## [Supplied material]
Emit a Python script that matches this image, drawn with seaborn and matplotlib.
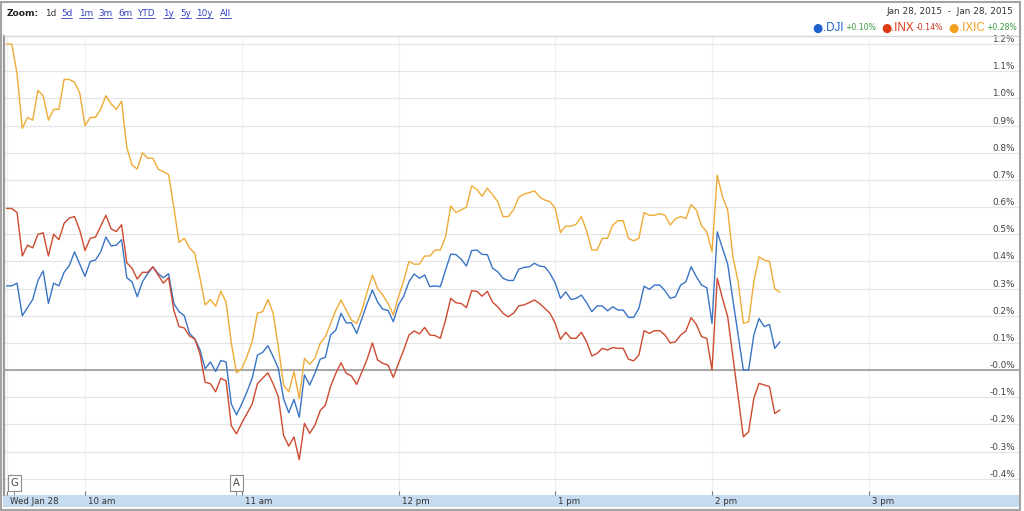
import numpy as np
import pandas as pd
import seaborn as sns
import matplotlib.pyplot as plt
from matplotlib.patches import Rectangle
from matplotlib.lines import Line2D
from matplotlib.transforms import ScaledTranslation

# % change vs previous close, 2-minute samples from 9:30 (Jan 28, 2015)
dji = [0.31, 0.31, 0.32, 0.20, 0.23, 0.26, 0.33, 0.365, 0.245, 0.32, 0.31, 0.36, 0.385, 0.435,
       0.39, 0.345, 0.40, 0.405, 0.435, 0.49, 0.457, 0.46, 0.48, 0.34, 0.325, 0.27, 0.325,
       0.355, 0.38, 0.355, 0.34, 0.355, 0.245, 0.215, 0.20, 0.135, 0.115, 0.075, 0.005, 0.03,
       -0.005, 0.035, 0.03, -0.125, -0.165, -0.125, -0.08, -0.03, 0.055, 0.065, 0.09, 0.05,
       0.006, -0.105, -0.157, -0.108, -0.174, -0.018, -0.055, -0.012, 0.04, 0.047, 0.129, 0.147,
       0.209, 0.174, 0.174, 0.135, 0.19, 0.245, 0.295, 0.25, 0.224, 0.22, 0.178, 0.24, 0.272, 0.325,
       0.354, 0.338, 0.35, 0.307, 0.31, 0.307, 0.368, 0.427, 0.425, 0.408, 0.383, 0.44, 0.442,
       0.426, 0.425, 0.375, 0.362, 0.338, 0.33, 0.33, 0.371, 0.378, 0.38, 0.393, 0.383, 0.38,
       0.356, 0.32, 0.264, 0.288, 0.26, 0.264, 0.276, 0.248, 0.215, 0.236, 0.236, 0.218, 0.233,
       0.221, 0.221, 0.194, 0.194, 0.227, 0.309, 0.297, 0.313, 0.313, 0.292, 0.264, 0.27, 0.313,
       0.325, 0.38, 0.344, 0.313, 0.303, 0.172, 0.509, 0.448, 0.39, 0.258, 0.129, 0.0, 0.0,
       0.129, 0.19, 0.16, 0.168, 0.08, 0.104]
inx = [0.595, 0.595, 0.58, 0.42, 0.46, 0.45, 0.50, 0.505, 0.42, 0.50, 0.48, 0.54, 0.56, 0.565,
       0.515, 0.44, 0.485, 0.49, 0.53, 0.57, 0.52, 0.51, 0.535, 0.395, 0.375, 0.335, 0.36,
       0.36, 0.38, 0.35, 0.32, 0.34, 0.22, 0.16, 0.155, 0.125, 0.115, 0.06, -0.045, -0.05,
       -0.08, -0.03, -0.04, -0.205, -0.235, -0.195, -0.16, -0.125, -0.05, -0.03, -0.01, -0.05,
       -0.098, -0.24, -0.28, -0.246, -0.33, -0.196, -0.233, -0.203, -0.15, -0.129, -0.06, -0.012,
       0.027, -0.012, -0.022, -0.053, -0.006, 0.04, 0.10, 0.037, 0.025, 0.018, -0.027, 0.025,
       0.074, 0.129,
       0.144, 0.133, 0.157, 0.129, 0.127, 0.117, 0.184, 0.264, 0.248, 0.245, 0.23, 0.292, 0.29,
       0.272, 0.29, 0.25, 0.233, 0.209, 0.196, 0.209, 0.236, 0.24, 0.248, 0.258, 0.245, 0.227,
       0.209, 0.172, 0.113, 0.139, 0.117, 0.117, 0.139, 0.104, 0.052, 0.061, 0.08, 0.074, 0.083,
       0.08, 0.08, 0.04, 0.034, 0.055, 0.145, 0.135, 0.145, 0.145, 0.129, 0.10, 0.104, 0.129,
       0.144, 0.193, 0.168, 0.123, 0.117, 0.0, 0.338, 0.264, 0.196, 0.049, -0.098, -0.246, -0.227,
       -0.104, -0.049, -0.055, -0.061, -0.16, -0.147]
ixic = [1.20, 1.20, 1.09, 0.89, 0.93, 0.92, 1.03, 1.01, 0.92, 0.96, 0.96, 1.07, 1.07, 1.06,
        1.02, 0.90, 0.93, 0.93, 0.96, 1.01, 0.98, 0.96, 0.99, 0.82, 0.755, 0.74, 0.80,
        0.78, 0.78, 0.74, 0.73, 0.72, 0.60, 0.47, 0.485, 0.45, 0.43, 0.34, 0.24, 0.26,
        0.235, 0.29, 0.25, 0.10, -0.01, 0.005, 0.05, 0.105, 0.21, 0.215, 0.26, 0.21,
        0.086, -0.055, -0.08, -0.006, -0.105, 0.043, 0.022, 0.043, 0.098, 0.123, 0.172, 0.22,
        0.258, 0.22, 0.184, 0.172, 0.22, 0.288, 0.35, 0.30, 0.276, 0.245, 0.203, 0.27, 0.33, 0.40,
        0.39, 0.39, 0.42, 0.42, 0.442, 0.442, 0.49, 0.604, 0.58, 0.59, 0.60, 0.678, 0.665,
        0.64, 0.67, 0.645, 0.62, 0.565, 0.565, 0.59, 0.636, 0.648, 0.653, 0.66, 0.638, 0.626,
        0.62, 0.595, 0.506, 0.53, 0.53, 0.537, 0.565, 0.513, 0.442, 0.442, 0.485, 0.485, 0.534,
        0.55, 0.55, 0.485, 0.476, 0.485, 0.58, 0.57, 0.57, 0.576, 0.57, 0.534, 0.557, 0.565,
        0.558, 0.61, 0.589, 0.531, 0.509, 0.436, 0.718, 0.638, 0.589, 0.417, 0.325, 0.172, 0.178,
        0.325, 0.417, 0.405, 0.40, 0.30, 0.286]

symbols = ['.DJI', '.INX', '.IXIC']
last_change = ['+0.10%', '-0.14%', '+0.28%']
line_colors = ['#3a74c4', '#cd4a30', '#eeab36']
dot_colors = ['#1d62cc', '#dc3912', '#f5a01c']

hour_ticks = ['09:30', '10:00', '11:00', '12:00', '13:00', '14:00', '15:00']
hour_labels = ['Wed Jan 28', '10 am', '11 am', '12 pm', '1 pm', '2 pm', '3 pm']
pct_ticks = [-0.4, -0.3, -0.2, -0.1, 0.0, 0.1, 0.2, 0.3, 0.4, 0.5, 0.6, 0.7, 0.8, 0.9, 1.0, 1.1, 1.2]
pct_labels = ['-0.4%', '-0.3%', '-0.2%', '-0.1%', '-0.0%', '0.1%', '0.2%', '0.3%', '0.4%',
              '0.5%', '0.6%', '0.7%', '0.8%', '0.9%', '1.0%', '1.1%', '1.2%']
zoom_links = ['5d', '1m', '3m', '6m', 'YTD', '1y', '5y', '10y', 'All']
event_flags = ['G', 'A']
event_times = ['09:33', '10:58']

day = '2015-01-28 '
times = pd.date_range(day + '09:30', periods=len(dji), freq='2min')
df = pd.DataFrame({'time': times, '.DJI': dji, '.INX': inx, '.IXIC': ixic})
df = df.melt(id_vars='time', var_name='symbol', value_name='change')

sns.set_style('white')
plt.rcParams['font.family'] = ['DejaVu Sans']

W, H = 1024, 511
fig = plt.figure(figsize=(W / 100, H / 100), dpi=100, facecolor='white')
ax = fig.add_axes([4 / W, (H - 495) / H, (1019 - 4) / W, (495 - 36) / H])

sns.lineplot(data=df, x='time', y='change', hue='symbol', hue_order=symbols,
             palette=dict(zip(symbols, line_colors)), linewidth=1.0, legend=False, ax=ax)

ax.set_xlim(pd.Timestamp(day + '09:29:00'), pd.Timestamp(day + '15:57:30'))
ax.set_ylim(-0.460, 1.230)
ax.set_xlabel('')
ax.set_ylabel('')

ax.grid(axis='y', color='#e4e4e4', linewidth=0.9)
ax.grid(axis='x', color='#f1f1f1', linewidth=0.9)
ax.axhline(0, color='#9a9a9a', linewidth=1.2, zorder=1.5)

for s in ['right', 'bottom']:
    ax.spines[s].set_visible(False)
ax.spines['top'].set_color('#d6d6d6')
ax.spines['top'].set_linewidth(1)
ax.spines['left'].set_color('#9a9a9a')
ax.spines['left'].set_linewidth(1.6)

# right-hand percentage labels inside the plot
ax.yaxis.tick_right()
ax.set_yticks(pct_ticks)
ax.set_yticklabels(pct_labels)
ax.tick_params(axis='y', length=0, pad=-3, labelsize=6.4, labelcolor='#444444')
for lbl in ax.get_yticklabels():
    lbl.set_ha('right')
    lbl.set_va('bottom')

ax.set_xticks(pd.to_datetime([day + t for t in hour_ticks]))
ax.set_xticklabels(hour_labels)
ax.tick_params(axis='x', direction='in', length=3, width=0.8, color='#777777', pad=1.5,
               labelsize=6.2, labelcolor='#333333', bottom=True)
shift = ScaledTranslation(3 / 100, 0, fig.dpi_scale_trans)
for lbl in ax.get_xticklabels():
    lbl.set_ha('left')
    lbl.set_transform(lbl.get_transform() + shift)

# event flags
for flag, t in zip(event_flags, event_times):
    ax.annotate(flag, xy=(pd.Timestamp(day + t), 0), xycoords=('data', 'axes fraction'),
                xytext=(0, 5), textcoords='offset points', ha='center', va='bottom',
                fontsize=7.2, color='#444444',
                bbox=dict(boxstyle='square,pad=0.3', fc='white', ec='#8c8c8c', lw=0.8),
                arrowprops=dict(arrowstyle='-', color='#8c8c8c', lw=0.8, shrinkA=0, shrinkB=0))

# time band and outer frame
fig.patches.append(Rectangle((3 / W, (H - 507) / H), 1016 / W, 12 / H, transform=fig.transFigure,
                             fc='#c6daf0', ec='none', zorder=-1))
fig.patches.append(Rectangle((1 / W, 1.5 / H), 1019 / W, 508 / H, transform=fig.transFigure,
                             fc='none', ec='#a3a3a3', lw=1.5, zorder=10))


def fy(y):
    return 1 - y / H


# header: zoom links
fig.text(7 / W, fy(13), 'Zoom:', fontsize=6.6, fontweight='bold', color='#222222', va='center')
fig.text(45 / W, fy(13), '1d', fontsize=6.4, color='#333333', va='center')
link_x = [61, 79, 98, 118, 137, 163, 180, 196, 220]
renderer = fig.canvas.get_renderer()
for lx, name in zip(link_x, zoom_links):
    t = fig.text(lx / W, fy(13), name, fontsize=6.4, color='#3340c0', va='center')
    bb = t.get_window_extent(renderer)
    fig.add_artist(Line2D([bb.x0 / W, bb.x1 / W], [(bb.y0 - 0.5) / H] * 2,
                          color='#3340c0', lw=0.6))

fig.text(1013 / W, fy(12), 'Jan 28, 2015  -  Jan 28, 2015', fontsize=6.4, color='#333333',
         ha='right', va='center')

# legend row, built left to right then right-aligned
items = []
x = 0.0
for sym, chg, dc in zip(symbols, last_change, dot_colors):
    pct_col = '#3b9a3b' if chg.startswith('+') else '#cc3322'
    for txt, col, size, fam, gap in [('\u25cf', dc, 8.5, 'DejaVu Sans', 5),
                                     (sym, dc, 8.4, 'Liberation Sans', 0),
                                     (chg, pct_col, 5.6, 'DejaVu Sans', 2)]:
        x += gap
        t = fig.text(x / W, fy(28), txt, fontsize=size, color=col, family=fam, va='center')
        items.append(t)
        x += t.get_window_extent(renderer).width
offset = 1017 - x
for t in items:
    t.set_x(t.get_position()[0] + offset / W)

fig.savefig('out.png', dpi=100, facecolor='white')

## [Exercise description]
Where a line contains the string "matplotlib", extract that line.

## [Response to this task]
Emit a Python script that matches this image, drawn with seaborn and matplotlib.
import matplotlib.pyplot as plt
from matplotlib.patches import Rectangle
from matplotlib.lines import Line2D
from matplotlib.transforms import ScaledTranslation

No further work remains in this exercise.